The concept of source income determines where a taxpayer must pay tax on earnings. Most jurisdictions follow a territorial tax system, taxing only income that originates within their borders, while a few (e.g., the United States, many European countries) tax worldwide income. Understanding what qualifies as “local source” is essential for structuring businesses and avoiding unexpected tax liabilities.
Permanent Establishment (PE)
- A permanent establishment is any fixed place of business through which a company carries out part of its activities.
- Typical examples: an office, a store, a workshop, or any location where employees regularly work.
- Even without a physical space, a PE can arise if an individual with managerial authority habitually concludes contracts on behalf of the foreign entity.
- Presence of a PE usually subjects the foreign company to tax on income attributable to that establishment under local law or applicable tax treaties.
Operations Test (Used in Hong Kong and Similar Jurisdictions)
- Tax liability is linked to where the business operations are performed, not where customers reside or where payments are received.
- If the staff who create the product or deliver the service are located in a jurisdiction, that jurisdiction will generally treat the resulting income as locally sourced.
- Example: a company incorporated in Hong Kong but with all employees and production in Hong Kong will be taxed there, regardless of foreign customers or bank accounts.

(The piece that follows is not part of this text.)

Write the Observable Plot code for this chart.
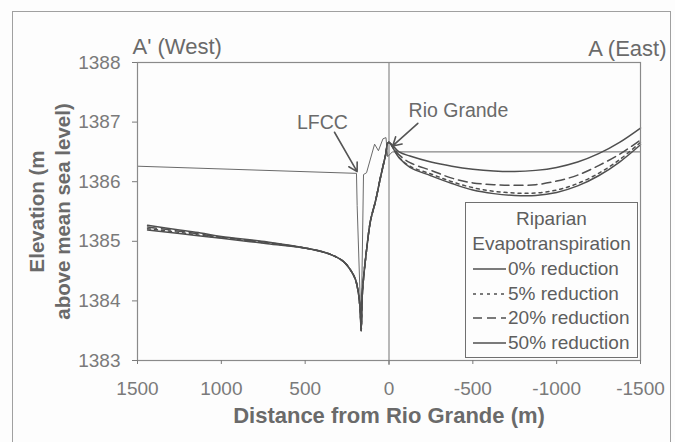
<!DOCTYPE html>
<html>
<head>
<meta charset="utf-8">
<script src="https://cdn.jsdelivr.net/npm/d3@7"></script>
<script src="https://cdn.jsdelivr.net/npm/@observablehq/plot@0.6"></script>
<style>
  body { margin: 0; background: #ffffff; }
  #wrap { position: relative; width: 675px; height: 442px; overflow: hidden; font-family: "Liberation Sans", Arial, sans-serif; background: #fdfdfd; }
  #chart { position: absolute; left: 0; top: 0; }
  #border { position: absolute; left: 12px; top: 11px; width: 657px; height: 470px; border: 1.5px solid #a0a0a0; pointer-events: none; }
  #legend { position: absolute; left: 465px; top: 202px; width: 173px; height: 156px; box-sizing: border-box; border: 1.2px solid #707070; background: #fdfdfd; color: #5e5e5e; font-size: 19px; }
  #legend .hd { position: absolute; left: 0; width: 100%; text-align: center; line-height: 20px; }
  #legend .it { position: absolute; left: 0; width: 100%; height: 22px; }
  #legend .it svg { position: absolute; left: 7px; top: 0; }
  #legend .it span { position: absolute; left: 42px; top: 0; line-height: 22px; white-space: nowrap; }
</style>
</head>
<body>
<div id="wrap">
  <div id="chart"></div>
  <div id="legend"></div>
  <div id="border"></div>
</div>
<script>
// ---- data ----
const distances = [1440, 1250, 1124, 1000, 725, 468, 349, 271, 230, 200, 182, 172, 166, 158, 134, 110, 80, 51, 21, 3,
                   -60, -125, -250, -375, -500, -625, -750, -875, -1000, -1125, -1250, -1375, -1500];
const westCommon = [1384.87, 1384.78, 1384.66, 1384.52, 1384.36, 1384.12, 1383.85, 1383.50, 1384.17, 1384.85, 1385.35, 1385.68, 1386.07, 1386.44, 1386.66];
const red0  = [1385.19, 1385.13, 1385.09, 1385.05, 1384.96, ...westCommon,
               1386.40, 1386.24, 1386.10, 1385.97, 1385.86, 1385.80, 1385.77, 1385.77, 1385.82, 1385.93, 1386.10, 1386.33, 1386.62];
const red5  = [1385.21, 1385.15, 1385.10, 1385.06, 1384.97, ...westCommon,
               1386.41, 1386.26, 1386.13, 1386.00, 1385.90, 1385.84, 1385.81, 1385.81, 1385.86, 1385.97, 1386.14, 1386.37, 1386.66];
const red20 = [1385.24, 1385.17, 1385.12, 1385.07, 1384.98, ...westCommon,
               1386.45, 1386.32, 1386.19, 1386.06, 1385.98, 1385.95, 1385.94, 1385.95, 1386.01, 1386.11, 1386.27, 1386.46, 1386.70];
const red50 = [1385.27, 1385.19, 1385.14, 1385.08, 1384.99, ...westCommon,
               1386.50, 1386.43, 1386.33, 1386.26, 1386.21, 1386.18, 1386.17, 1386.19, 1386.24, 1386.33, 1386.47, 1386.66, 1386.90];

// thin profile line (land surface / channels)
const groundDist = [1500, 194, 190, 166, 152, 134, 86, 63, 36, 18, 8, -20, -1500];
const groundElev = [1386.26, 1386.14, 1385.6, 1383.52, 1386.12, 1386.15, 1386.63, 1386.52, 1386.72, 1386.74, 1386.42, 1386.50, 1386.50];

const seriesNames = ["0% reduction", "5% reduction", "20% reduction", "50% reduction"];
const seriesValues = [red0, red5, red20, red50];
const seriesDash = [null, "3,4", "9,5", null];

const xTicks = [1500, 1000, 500, 0, -500, -1000, -1500];
const yTicks = [1383, 1384, 1385, 1386, 1387, 1388];

const xTitle = "Distance from Rio Grande (m)";
const yTitle = "Elevation (m\nabove mean sea level)";
const legendTitle = ["Riparian", "Evapotranspiration"];

// annotations: label positions and arrows (data coordinates)
const notes = [
  {text: "LFCC", dist: 397, elev: 1386.99, fromDist: 325, fromElev: 1386.83, toDist: 190, toElev: 1386.17},
  {text: "Rio Grande", dist: -414, elev: 1387.19, fromDist: -172, fromElev: 1386.98, toDist: -22, toElev: 1386.6}
];

// ---- build rows ----
const ground = groundDist.map((d, i) => ({dist: d, elev: groundElev[i]}));
const lineColor = "#4f4f4f";
const textColor = "#6a6a6a";

const seriesMarks = seriesNames.map((name, s) =>
  Plot.line(distances.map((d, i) => ({dist: d, elev: seriesValues[s][i], series: name})), {
    x: "dist", y: "elev", stroke: lineColor, strokeWidth: 1.5,
    strokeDasharray: seriesDash[s] || undefined, curve: "catmull-rom"
  })
);

const chart = Plot.plot({
  width: 675,
  height: 442,
  marginLeft: 137,
  marginRight: 35,
  marginTop: 62,
  marginBottom: 82,
  style: {background: "transparent", fontFamily: "'Liberation Sans', Arial, sans-serif"},
  x: {domain: [1500, -1500], ticks: xTicks},
  y: {domain: [1383, 1388], ticks: yTicks},
  marks: [
    Plot.ruleX([0], {stroke: "#8a8a8a", strokeWidth: 1.2, insetBottom: -5}),
    Plot.line(ground, {x: "dist", y: "elev", stroke: "#6a6a6a", strokeWidth: 1}),
    ...seriesMarks,
    Plot.frame({stroke: "#8a8a8a", strokeWidth: 1.2}),
    Plot.axisY({ticks: yTicks, tickSize: 5, tickPadding: 12, fontSize: 19, color: "#7a7a7a", tickFormat: d => String(d), label: null}),
    Plot.axisX({ticks: xTicks, tickSize: 4, tickPadding: 17, fontSize: 19, color: "#7a7a7a", tickFormat: d => String(d), label: null}),
    Plot.text([xTitle], {frameAnchor: "bottom", dy: 62, fontSize: 22, fontWeight: "bold", fill: textColor}),
    Plot.text([yTitle], {frameAnchor: "left", textAnchor: "middle", lineAnchor: "middle", dx: -89, rotate: -90, fontSize: 20.5, fontWeight: "bold", lineHeight: 1.3, fill: textColor}),
    Plot.text(["A' (West)"], {frameAnchor: "top-left", textAnchor: "start", dx: -5, dy: -24, fontSize: 22, fill: textColor}),
    Plot.text(["A (East)"], {frameAnchor: "top-right", textAnchor: "end", dx: 26, dy: -22, fontSize: 22, fill: textColor}),
    Plot.text(notes, {x: "dist", y: "elev", text: "text", fontSize: 19.5, fill: textColor}),
    Plot.arrow(notes, {x1: "fromDist", y1: "fromElev", x2: "toDist", y2: "toElev", stroke: "#555", strokeWidth: 1.6, headLength: 9})
  ]
});
document.getElementById("chart").appendChild(chart);

// ---- legend (overlay inside plot area) ----
const legend = document.getElementById("legend");
legendTitle.forEach((t, i) => {
  const d = document.createElement("div");
  d.className = "hd";
  d.style.top = (6 + i * 25) + "px";
  d.textContent = t;
  legend.appendChild(d);
});
seriesNames.forEach((name, s) => {
  const it = document.createElement("div");
  it.className = "it";
  it.style.top = (55 + s * 24.5) + "px";
  const dash = seriesDash[s] ? ` stroke-dasharray="${seriesDash[s]}"` : "";
  it.innerHTML = `<svg width="34" height="22"><line x1="0" y1="11" x2="33" y2="11" stroke="${lineColor}" stroke-width="1.5"${dash}/></svg><span>${name}</span>`;
  legend.appendChild(it);
});
</script>
</body>
</html>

Source Rules by Income Type
| Income Type | Typical Source Rule |
|---|---|
| Capital gains (sale of real property) | Taxed where the property is located. |
| Royalties | Taxed where the customer (licensee) is located. |
| Interest | Taxed where the payer of the interest resides. |
| Dividends | Taxed where the paying corporation is resident. |
| Business income | Taxed where the permanent establishment or the operations are situated. |
These rules are applied loosely and can vary by jurisdiction; professional advice is recommended for specific cases.
Practical Structuring Advice
- Identify the location of the permanent establishment and ensure it is in a low‑tax jurisdiction if possible.
- Map the operational footprint: locate the staff, servers, manufacturing, and other core activities. Positioning these in a favorable tax regime can shift source income accordingly.
- Separate high‑tax activities (e.g., real‑estate holdings, royalty generation) into entities located where the source rules are most advantageous.
- Review tax treaties: they may modify PE definitions or provide relief from double taxation.
By aligning the legal entity’s domicile, the location of its permanent establishment, and the place where operations occur, businesses can steer source income toward jurisdictions with lower tax rates while remaining compliant with local laws.